JOHNSON CITY, Tenn. (WJHL) — It’s a trend top law enforcement officers in Tennessee call profound, saying it is only getting worse.

The entire state is seeing a rise in counterfeit drugs. People are buying one drug on the street, but getting something entirely different. Most often, it is laced with the powerful and deadly opioid, fentanyl.

The Centers for Disease Control and Prevention (CDC) reports overdoses from fentanyl are the leading cause of death for adults ages 18 to 45, surpassing heart disease, suicide and cancer.

Rayford Johnson, senior pastor of Jubilee World Outreach church in Johnson City, says he is shocked by how often he is hearing of people dying from drugs laced with fentanyl in our community.

“Please be careful. Please be careful. People are dying from drug use. I want to sound the alarm. Please, please, please pay attention,” Johnson said.

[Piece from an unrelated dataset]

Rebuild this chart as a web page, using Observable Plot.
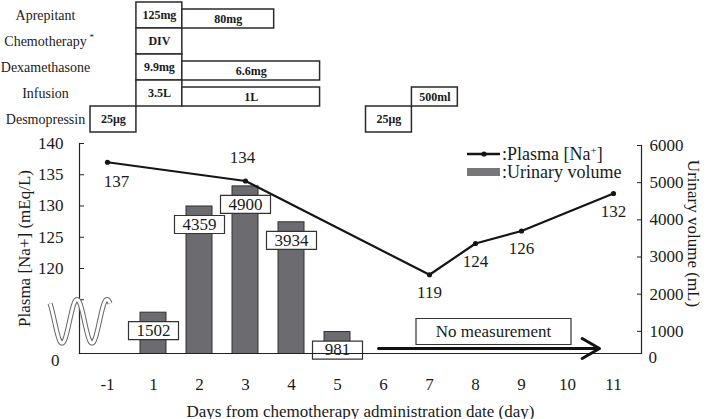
<!DOCTYPE html>
<html>
<head>
<meta charset="utf-8">
<script src="https://cdn.jsdelivr.net/npm/d3@7"></script>
<script src="https://cdn.jsdelivr.net/npm/@observablehq/plot@0.6"></script>
<style>
  body { margin: 0; background: #fff; }
  #figure { position: relative; width: 709px; height: 419px; overflow: hidden;
            font-family: "Liberation Serif", "DejaVu Serif", serif; color: #1a1a1a; }
  #figure svg { position: absolute; left: 0; }
  #figure svg, #figure svg text { font-family: "Liberation Serif", "DejaVu Serif", serif; }
</style>
</head>
<body>
<div id="figure"></div>
<script>
// Days from chemotherapy administration (there is no day 0)
const days = ["-1", "1", "2", "3", "4", "5", "6", "7", "8", "9", "10", "11"];

// Plasma sodium, mEq/L
const sodiumDays = ["-1", "3", "7", "8", "9", "11"];
const sodiumValues = [137, 134, 119, 124, 126, 132];

// Daily urinary volume, mL
const urineDays = ["1", "2", "3", "4", "5"];
const urineValues = [1502, 4359, 4900, 3934, 981];

// Axis ticks
const sodiumTicks = [115, 120, 125, 130, 135, 140];
const sodiumTickLabels = [120, 125, 130, 135, 140];
const urineTicks = [1000, 2000, 3000, 4000, 5000, 6000];

// Treatment schedule
const scheduleRows = ["Aprepitant", "Chemotherapy", "Dexamethasone", "Infusion", "Desmopressin"];
const doseDrug     = ["Aprepitant", "Aprepitant", "Chemotherapy", "Dexamethasone", "Dexamethasone", "Infusion", "Infusion", "Infusion", "Desmopressin", "Desmopressin"];
const doseFrom     = ["1", "2", "1", "1", "2", "1", "2", "7", "-1", "6"];
const doseTo       = ["1", "3", "1", "1", "4", "1", "4", "7", "-1", "6"];
const doseLabel    = ["125mg", "80mg", "DIV", "9.9mg", "6.6mg", "3.5L", "1L", "500ml", "25μg", "25μg"];
const doseFollowUp = [false, true, false, false, true, false, true, true, false, false];

// Period without measurements
const gapFrom = "6", gapTo = "11", gapLabel = "No measurement";

const font = "'Liberation Serif', 'DejaVu Serif', serif";
const ink = "#1a1a1a";

const sodium = sodiumDays.map((day, i) => ({day, value: sodiumValues[i]}));
const urine = urineDays.map((day, i) => ({day, value: urineValues[i]}));
const doses = doseDrug.map((drug, i) => ({
  drug,
  start: days.indexOf(doseFrom[i]),
  end: days.indexOf(doseTo[i]) + 1,
  label: doseLabel[i],
  followUp: doseFollowUp[i]
}));

// rectangle symbol used as a label background
const box = (w, h) => ({draw(ctx) { ctx.rect(-w / 2, -h / 2, w, h); }});

const fig = document.getElementById("figure");

// ---- schedule of drugs above the chart ----
const schedule = Plot.plot({
  width: 709, height: 135,
  marginTop: 1, marginBottom: 2, marginLeft: 0, marginRight: 0,
  style: {fontFamily: font, fontSize: "14px", color: ink, background: "transparent"},
  x: {type: "linear", domain: [0, days.length], range: [90, 641], axis: null},
  y: {type: "band", domain: scheduleRows, padding: 0, axis: null},
  marks: [
    Plot.barX(doses.filter(d => !d.followUp), {x1: "start", x2: "end", y: "drug", fill: "white", stroke: "#2a2a2a", strokeWidth: 1.5}),
    Plot.barX(doses.filter(d => d.followUp), {x1: "start", x2: "end", y: "drug", insetTop: 7, fill: "white", stroke: "#2a2a2a", strokeWidth: 1.5}),
    Plot.text(doses.filter(d => !d.followUp), {x: d => (d.start + d.end) / 2, y: "drug", text: "label", fontWeight: "bold", fontSize: 12}),
    Plot.text(doses.filter(d => d.followUp), {x: d => (d.start + d.end) / 2, y: "drug", text: "label", fontWeight: "bold", fontSize: 12, dy: 3.5}),
    Plot.text(scheduleRows, {y: d => d, text: d => d, frameAnchor: "left", dx: 45, textAnchor: "middle"}),
    Plot.text(["Chemotherapy"], {y: d => d, text: () => "*", frameAnchor: "left", dx: 89, dy: -4, fontSize: 9})
  ]
});
schedule.style.top = "0px";
fig.appendChild(schedule);

// ---- urinary volume bars (right axis) ----
const urinePlot = Plot.plot({
  width: 709, height: 284,
  marginTop: 10, marginBottom: 66, marginLeft: 79, marginRight: 68,
  style: {fontFamily: font, fontSize: "17px", color: ink, background: "transparent"},
  x: {type: "band", domain: days, padding: 0, axis: null},
  y: {domain: [0, 6000], range: [233, 10], axis: null},
  marks: [
    Plot.barY(urine, {x: "day", y: "value", fill: "#6c6c70", stroke: "#303030", strokeWidth: 1, insetLeft: 10, insetRight: 10, clip: true}),
    Plot.frame({anchor: "right", stroke: "#222", strokeWidth: 1.2}),
    Plot.axisY(urineTicks, {anchor: "right", tickSize: 5, dx: -5, tickFormat: () => "", label: null, stroke: "#222"}),
    Plot.axisY(urineTicks, {anchor: "right", tickSize: 0, tickPadding: 8, tickFormat: d3.format("d"), label: null}),
    Plot.text(["0"], {frameAnchor: "bottom-right", textAnchor: "start", dx: 7, dy: 9}),
    Plot.text(["Urinary volume (mL)"], {frameAnchor: "right", textAnchor: "middle", rotate: 90, dx: 52, dy: -16}),
    Plot.dot(urine, {x: "day", y: "value", dy: 18, symbol: box(50, 18), fill: "white", stroke: "#333", strokeWidth: 1.2}),
    Plot.text(urine, {x: "day", y: "value", dy: 18, text: d => String(d.value)})
  ]
});
urinePlot.style.top = "135px";
fig.appendChild(urinePlot);

// ---- plasma sodium line (left axis) ----
const yMin = 106.4;
const gap = [{from: gapFrom, to: gapTo, label: gapLabel}];
const sodiumPlot = Plot.plot({
  width: 709, height: 284,
  marginTop: 8, marginBottom: 66, marginLeft: 79, marginRight: 68,
  style: {fontFamily: font, fontSize: "17px", color: ink, background: "transparent"},
  x: {type: "band", domain: days, padding: 0},
  y: {domain: [yMin, 140]},
  marks: [
    Plot.frame({anchor: "left", stroke: "#222", strokeWidth: 1.2}),
    Plot.frame({anchor: "bottom", stroke: "#222", strokeWidth: 1.2}),
    Plot.axisX({tickSize: 0, tickPadding: 24, label: "Days from chemotherapy administration date (day)", labelAnchor: "center", labelArrow: "none"}),
    Plot.axisY(sodiumTicks, {anchor: "left", tickSize: 5, dx: 5, tickFormat: () => "", label: null, stroke: "#222"}),
    Plot.axisY(sodiumTickLabels, {anchor: "left", tickSize: 0, tickPadding: 16, label: "Plasma [Na+] (mEq/L)", labelAnchor: "center", labelOffset: 62, labelArrow: "none"}),
    Plot.text(["0"], {frameAnchor: "bottom-left", textAnchor: "end", dx: -20, dy: 12}),
    Plot.arrow(gap, {x1: "from", x2: "to", y1: () => yMin, y2: () => yMin, dy: -5, insetStart: -5, insetEnd: 14, headLength: 10, stroke: "#111", strokeWidth: 3}),
    Plot.dot(gap, {x: () => "8", y: () => yMin, dx: 18, dy: -22, symbol: box(155, 26), fill: "white", stroke: "#333", strokeWidth: 1.2}),
    Plot.text(gap, {x: () => "8", y: () => yMin, dx: 18, dy: -22, text: "label"}),
    Plot.line(sodium, {x: "day", y: "value", stroke: "#151515", strokeWidth: 2.2}),
    Plot.dot(sodium, {x: "day", y: "value", r: 2.6, fill: "#151515"}),
    Plot.text(sodium.filter(d => d.day === "-1"), {x: "day", y: "value", text: d => String(d.value), dx: 9, dy: 19}),
    Plot.text(sodium.filter(d => d.day !== "-1" && d.day !== "3"), {x: "day", y: "value", text: d => String(d.value), dy: 18}),
    Plot.text(sodium.filter(d => d.day === "3"), {x: "day", y: "value", text: d => String(d.value), dx: -3, dy: -23})
  ]
});
sodiumPlot.style.top = "135px";
fig.appendChild(sodiumPlot);

// axis break marker on the left axis (double wavy line)
{
  const y = sodiumPlot.scale("y");
  const cy = y.apply(115) + 22;
  const pts = d3.range(50, 111, 1).map(x => [x, cy + 22 * Math.cos(2 * Math.PI * (x - 62) / 30)]);
  const path = d3.line().curve(d3.curveBasis)(pts);
  const g = d3.select(sodiumPlot).append("g");
  g.append("path").attr("d", path).attr("fill", "none").attr("stroke", "#666").attr("stroke-width", 5);
  g.append("path").attr("d", path).attr("fill", "none").attr("stroke", "white").attr("stroke-width", 3);
}

// legend
{
  const svg = d3.select(fig).append("svg")
    .attr("width", 709).attr("height", 419)
    .style("top", "0px").style("pointer-events", "none")
    .style("font-size", "18px").style("fill", ink);
  svg.append("line").attr("x1", 467).attr("x2", 500).attr("y1", 154).attr("y2", 154)
    .attr("stroke", "#151515").attr("stroke-width", 2.5);
  svg.append("circle").attr("cx", 484).attr("cy", 154).attr("r", 2.6).attr("fill", "#151515");
  svg.append("text").attr("x", 502).attr("y", 160)
    .html(':Plasma [Na<tspan dy="-6" font-size="11">+</tspan><tspan dy="6">]</tspan>');
  svg.append("rect").attr("x", 467).attr("y", 168).attr("width", 33).attr("height", 8).attr("fill", "#77777a");
  svg.append("text").attr("x", 502).attr("y", 178).text(":Urinary volume");
}
</script>
</body>
</html>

He decided to issue a “call to action” to the community, saying everyone needs to be aware of this issue and help work to stop it.

“These drugs are killing people. That’s why I am so concerned. That is why I am trying to be the voice crying out in the wilderness saying, ‘pay attention,'” said Johnson. “These people get into a situation, they get some bad drugs and they are dead.”

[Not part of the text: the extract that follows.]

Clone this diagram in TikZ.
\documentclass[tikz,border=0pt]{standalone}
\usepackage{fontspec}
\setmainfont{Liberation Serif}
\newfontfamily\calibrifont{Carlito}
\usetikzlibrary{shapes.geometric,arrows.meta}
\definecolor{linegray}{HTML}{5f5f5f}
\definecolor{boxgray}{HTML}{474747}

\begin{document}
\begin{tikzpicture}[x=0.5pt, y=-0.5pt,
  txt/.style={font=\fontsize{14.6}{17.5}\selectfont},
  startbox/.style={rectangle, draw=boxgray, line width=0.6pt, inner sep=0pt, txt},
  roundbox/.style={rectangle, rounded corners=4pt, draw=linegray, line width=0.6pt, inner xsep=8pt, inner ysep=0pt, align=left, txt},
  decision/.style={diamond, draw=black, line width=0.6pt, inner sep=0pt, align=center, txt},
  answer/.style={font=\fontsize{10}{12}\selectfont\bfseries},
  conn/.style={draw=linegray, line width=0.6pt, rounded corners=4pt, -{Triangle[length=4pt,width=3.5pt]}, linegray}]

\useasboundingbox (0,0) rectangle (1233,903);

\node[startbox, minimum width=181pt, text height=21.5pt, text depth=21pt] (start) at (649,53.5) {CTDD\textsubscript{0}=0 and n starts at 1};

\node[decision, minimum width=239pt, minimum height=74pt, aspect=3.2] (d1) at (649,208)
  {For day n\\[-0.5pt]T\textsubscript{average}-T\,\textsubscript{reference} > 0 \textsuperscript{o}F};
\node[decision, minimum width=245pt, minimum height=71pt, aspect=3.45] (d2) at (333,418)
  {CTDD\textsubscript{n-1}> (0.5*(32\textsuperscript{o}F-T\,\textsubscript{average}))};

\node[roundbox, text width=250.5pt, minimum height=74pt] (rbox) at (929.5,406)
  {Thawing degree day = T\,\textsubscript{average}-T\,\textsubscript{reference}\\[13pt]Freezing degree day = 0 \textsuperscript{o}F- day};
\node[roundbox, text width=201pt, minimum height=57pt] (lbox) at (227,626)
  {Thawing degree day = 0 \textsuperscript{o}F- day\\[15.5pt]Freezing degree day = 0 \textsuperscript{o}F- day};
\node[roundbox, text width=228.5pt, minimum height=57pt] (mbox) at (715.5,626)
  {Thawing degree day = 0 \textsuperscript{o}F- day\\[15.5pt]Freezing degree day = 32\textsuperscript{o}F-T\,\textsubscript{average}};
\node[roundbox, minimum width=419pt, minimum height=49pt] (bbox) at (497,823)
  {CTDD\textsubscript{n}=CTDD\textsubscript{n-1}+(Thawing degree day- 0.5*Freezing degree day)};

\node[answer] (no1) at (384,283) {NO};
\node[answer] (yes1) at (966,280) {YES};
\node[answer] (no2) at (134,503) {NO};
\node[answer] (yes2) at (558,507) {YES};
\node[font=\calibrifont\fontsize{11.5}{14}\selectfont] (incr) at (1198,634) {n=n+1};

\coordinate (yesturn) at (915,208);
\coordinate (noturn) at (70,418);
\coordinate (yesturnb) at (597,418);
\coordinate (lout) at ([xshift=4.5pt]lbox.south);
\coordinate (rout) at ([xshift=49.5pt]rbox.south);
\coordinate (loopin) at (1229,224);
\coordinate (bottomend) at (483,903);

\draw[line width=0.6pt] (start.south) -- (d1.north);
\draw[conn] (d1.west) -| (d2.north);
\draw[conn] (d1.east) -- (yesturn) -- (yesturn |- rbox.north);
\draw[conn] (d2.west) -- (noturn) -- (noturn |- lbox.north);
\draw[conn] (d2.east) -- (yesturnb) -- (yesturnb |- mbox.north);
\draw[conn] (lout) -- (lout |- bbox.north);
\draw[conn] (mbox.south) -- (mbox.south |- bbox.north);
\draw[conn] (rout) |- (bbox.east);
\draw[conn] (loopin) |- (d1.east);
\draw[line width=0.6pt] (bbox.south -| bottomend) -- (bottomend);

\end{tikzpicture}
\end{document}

At Turning Point, a 24/7 drug and mental health crisis center and branch of Frontier Health, they see this issue on a daily basis.

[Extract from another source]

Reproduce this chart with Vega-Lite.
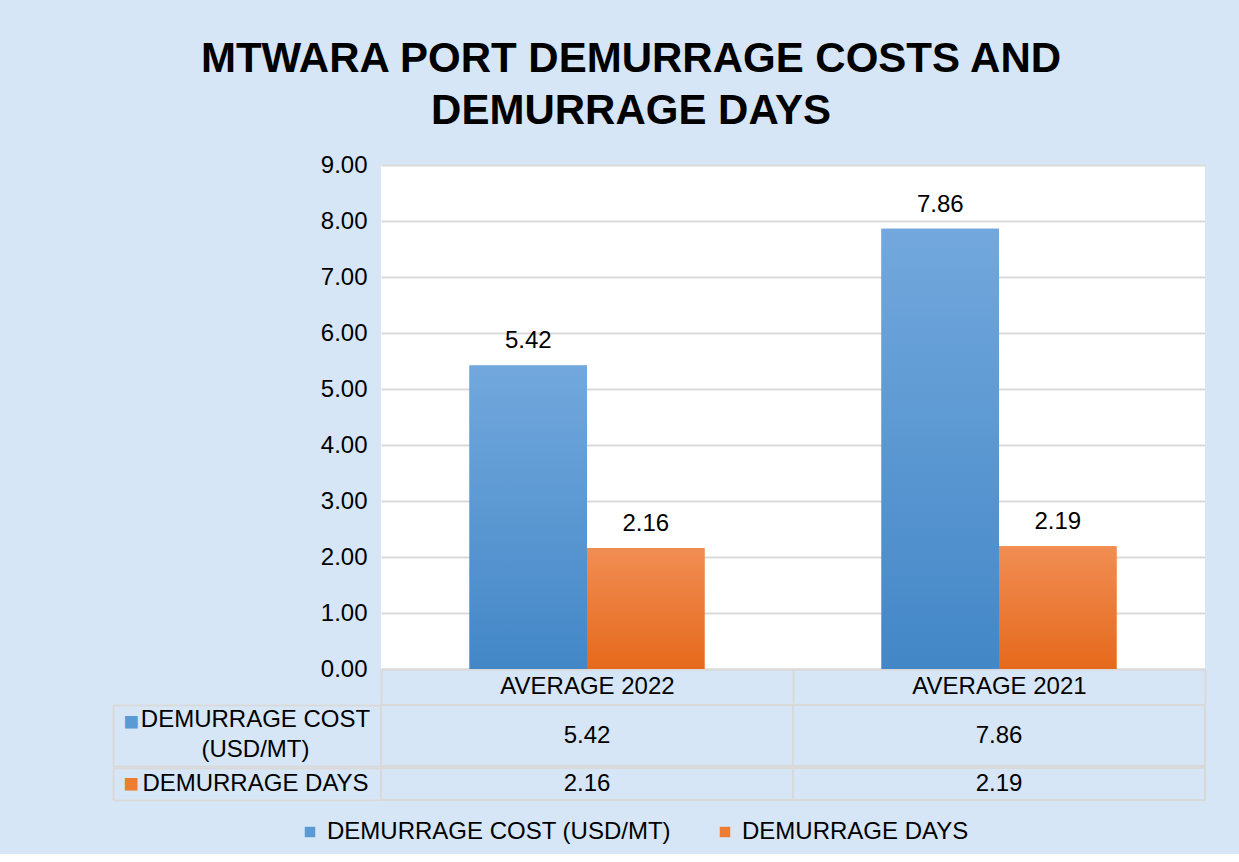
{
  "$schema": "https://vega.github.io/schema/vega-lite/v6.json",
  "background": "#d6e6f6",
  "padding": {"left": 112, "top": 38, "right": 34, "bottom": 10},
  "title": {"text": ["MTWARA PORT DEMURRAGE COSTS AND", "DEMURRAGE DAYS"], "fontSize": 42, "fontWeight": "bold", "color": "#000000", "lineHeight": 52, "anchor": "middle", "offset": 20, "dx": -28},
  "datasets": {
    "d": [
      {"period": "AVERAGE 2022", "series": "DEMURRAGE COST (USD/MT)", "value": 5.42},
      {"period": "AVERAGE 2022", "series": "DEMURRAGE DAYS", "value": 2.16},
      {"period": "AVERAGE 2021", "series": "DEMURRAGE COST (USD/MT)", "value": 7.86},
      {"period": "AVERAGE 2021", "series": "DEMURRAGE DAYS", "value": 2.19}
    ]
  },
  "spacing": 0,
  "vconcat": [
    {
      "width": 824,
      "height": 504,
      "view": {"fill": "white", "stroke": null},
      "data": {"name": "d"},
      "encoding": {
        "x": {"field": "period", "type": "nominal", "scale": {"domain": ["AVERAGE 2022", "AVERAGE 2021"], "paddingInner": 0, "paddingOuter": 0},
          "axis": {"title": null, "labelAngle": 0, "labelFontSize": 24, "labelColor": "#000000", "labelPadding": -17, "labelBaseline": "middle", "labelLimit": 400, "tickBand": "extent", "tickSize": 34, "tickColor": "#d9d9d9", "tickWidth": 2, "domainColor": "#d9d9d9", "domainWidth": 2, "grid": false}},
        "xOffset": {"field": "series", "type": "nominal", "scale": {"domain": ["DEMURRAGE COST (USD/MT)", "DEMURRAGE DAYS"], "paddingInner": 0, "paddingOuter": 0.753}},
        "y": {"field": "value", "type": "quantitative", "scale": {"domain": [0, 9], "nice": false},
          "axis": {"title": null, "values": [0, 1, 2, 3, 4, 5, 6, 7, 8, 9], "format": ".2f", "labelFontSize": 24, "labelColor": "#000000", "labelPadding": 14, "ticks": false, "domain": false, "gridColor": "#d9d9d9", "gridWidth": 2}}
      },
      "layer": [
        {
          "mark": {"type": "bar"},
          "encoding": {
            "color": {"field": "series", "type": "nominal", "scale": {"domain": ["DEMURRAGE COST (USD/MT)", "DEMURRAGE DAYS"], "range": ["#5b9bd5", "#ed7d31"]},
              "legend": {"title": null, "orient": "none", "legendX": -83, "legendY": 655, "direction": "horizontal", "symbolType": "square", "symbolSize": 110, "labelFontSize": 24, "labelColor": "#000000", "labelLimit": 500, "labelOffset": 5, "columnPadding": 42}}
          }
        },
        {
          "transform": [{"filter": "datum.series == 'DEMURRAGE COST (USD/MT)'"}],
          "mark": {"type": "bar", "fill": {"gradient": "linear", "x1": 0, "y1": 0, "x2": 0, "y2": 1, "stops": [{"offset": 0, "color": "#72a8dd"}, {"offset": 1, "color": "#4387c7"}]}}
        },
        {
          "transform": [{"filter": "datum.series == 'DEMURRAGE DAYS'"}],
          "mark": {"type": "bar", "fill": {"gradient": "linear", "x1": 0, "y1": 0, "x2": 0, "y2": 1, "stops": [{"offset": 0, "color": "#f18d53"}, {"offset": 1, "color": "#e5691c"}]}}
        },
        {
          "mark": {"type": "text", "fontSize": 24, "color": "#000000", "baseline": "alphabetic", "dy": -17},
          "encoding": {"text": {"field": "value", "type": "quantitative", "format": ".2f"}}
        }
      ]
    },
    {
      "width": 824,
      "height": 61,
      "view": {"fill": null, "stroke": null},
      "data": {"name": "d"},
      "transform": [{"filter": "datum.series == 'DEMURRAGE COST (USD/MT)'"}],
      "encoding": {
        "x": {"field": "period", "type": "nominal", "scale": {"domain": ["AVERAGE 2022", "AVERAGE 2021"], "paddingInner": 0, "paddingOuter": 0}, "axis": null}
      },
      "layer": [
        {
          "mark": {"type": "rect", "fill": "transparent", "stroke": "#d9d9d9", "strokeWidth": 2},
          "encoding": {
            "y": {"field": "series", "type": "nominal", "scale": {"type": "band", "paddingInner": 0, "paddingOuter": 0},
              "axis": {"orient": "left", "offset": 268, "title": null, "domain": true, "domainColor": "#d9d9d9", "domainWidth": 2, "ticks": true, "tickBand": "extent", "tickSize": -268, "tickColor": "#d9d9d9", "tickWidth": 2, "labels": false}}
          }
        },
        {
          "mark": {"type": "rect", "fill": "transparent", "stroke": null},
          "encoding": {
            "y": {"field": "series", "type": "nominal",
              "axis": {"orient": "left", "title": null, "domain": false, "ticks": false, "labelExpr": "'■'", "labelAlign": "left", "labelBaseline": "middle", "labelPadding": 258, "labelFontSize": 26, "labelColor": "#5b9bd5", "labelOffset": -14}}
          }
        },
        {
          "mark": {"type": "rect", "fill": "transparent", "stroke": null},
          "encoding": {
            "y": {"field": "series", "type": "nominal",
              "axis": {"orient": "left", "title": null, "domain": false, "ticks": false, "labelExpr": "'(USD/MT)'", "labelAlign": "center", "labelBaseline": "middle", "labelPadding": 126, "labelFontSize": 24, "labelColor": "#000000", "labelLimit": 400, "labelOffset": 14}}
          }
        },
        {
          "mark": {"type": "text", "fontSize": 24, "color": "#000000"},
          "encoding": {
            "y": {"field": "series", "type": "nominal",
              "axis": {"orient": "left", "title": null, "domain": false, "ticks": false, "labelExpr": "'DEMURRAGE COST'", "labelAlign": "center", "labelBaseline": "middle", "labelPadding": 126, "labelFontSize": 24, "labelColor": "#000000", "labelLimit": 400, "labelOffset": -16}},
            "text": {"field": "value", "type": "quantitative", "format": ".2f"}
          }
        }
      ],
      "resolve": {"axis": {"y": "independent"}}
    },
    {
      "width": 824,
      "height": 32,
      "view": {"fill": null, "stroke": null},
      "data": {"name": "d"},
      "transform": [{"filter": "datum.series == 'DEMURRAGE DAYS'"}],
      "encoding": {
        "x": {"field": "period", "type": "nominal", "scale": {"domain": ["AVERAGE 2022", "AVERAGE 2021"], "paddingInner": 0, "paddingOuter": 0}, "axis": null}
      },
      "layer": [
        {
          "mark": {"type": "rect", "fill": "transparent", "stroke": "#d9d9d9", "strokeWidth": 2},
          "encoding": {
            "y": {"field": "series", "type": "nominal", "scale": {"type": "band", "paddingInner": 0, "paddingOuter": 0},
              "axis": {"orient": "left", "offset": 268, "title": null, "domain": true, "domainColor": "#d9d9d9", "domainWidth": 2, "ticks": true, "tickBand": "extent", "tickSize": -268, "tickColor": "#d9d9d9", "tickWidth": 2, "labels": false}}
          }
        },
        {
          "mark": {"type": "rect", "fill": "transparent", "stroke": null},
          "encoding": {
            "y": {"field": "series", "type": "nominal",
              "axis": {"orient": "left", "title": null, "domain": false, "ticks": false, "labelExpr": "'■'", "labelAlign": "left", "labelBaseline": "middle", "labelPadding": 258, "labelFontSize": 26, "labelColor": "#ed7d31", "labelOffset": 0}}
          }
        },
        {
          "mark": {"type": "text", "fontSize": 24, "color": "#000000"},
          "encoding": {
            "y": {"field": "series", "type": "nominal",
              "axis": {"orient": "left", "title": null, "domain": false, "ticks": false, "labelAlign": "center", "labelBaseline": "middle", "labelPadding": 126, "labelFontSize": 24, "labelColor": "#000000", "labelLimit": 400}},
            "text": {"field": "value", "type": "quantitative", "format": ".2f"}
          }
        }
      ],
      "resolve": {"axis": {"y": "independent"}}
    }
  ],
  "config": {"font": "Liberation Sans", "view": {"stroke": null}}
}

“The numbers are scary and staggering,” said Polly Jessen, a supervisor at Turning Point’s walk-in center.

Jessen reports overdoses are on consistently the rise year over year. Most commonly they are seeing synthetic substances like meth and fentanyl.

“We know through the TBI that about five out of every seven pills bought on the street are laced with fentanyl,” Jessen said.

Another sobering statistic: Turning Point data shows someone dies of overdose in our seven-county region of upper-Northeast Tennessee at least every other day. The average is 18 fatal overdoses per month. Last year, the reported average was 15 per month.

“Fentanyl is mixed in everything. We are seeing people come in who think they are using methamphetamines and they are testing positive for fentanyl,” said Monica Tucker, program manager at Turning Point.

The most recent Tennessee data from 2020 shows in Washington County 44 people died of overdose. 60 people died in Sullivan County.

“That is somebody’s brother, sister, mother, somebody’s father. It’s impacting families and it’s a ripple effect,” said Tucker.

Johnson says it all starts with the community educating themselves on what is happening and spreading awareness.

“As a community we cannot put our heads in the sand. We need to listen, be educated and know we can make a difference if we will reach out and work together,” Johnson said. “If we save one person doing these things and coming together and passing out Narcan, it’s going to be well worth every effort I could give.”

Johnson also serves as chaplain for the ETSU football team and says he will soon be named president of the local NAACP chapter. He says he is reaching out to “anyone who will listen” in the community about getting involved in the fight and campaign for awareness.

Turning Point leaders agree this is the path forward. They say everyone in the community partnering together is the only way to get real change in fighting the drug epidemic.

“Addiction is a disease and it is a community issue. It touches everyone that lives in the community whether you realize it or not,” said Jessen.

Adding resources to remove barriers for those in active recovery from addiction helps keep people from falling into the same cycle, according to Tucker.

“There could be more organization or programs that allow individuals who have a past or legal issues access to jobs that can help them be stable,” she said. “The community could have more collaboration. Spread more awareness about the issue.”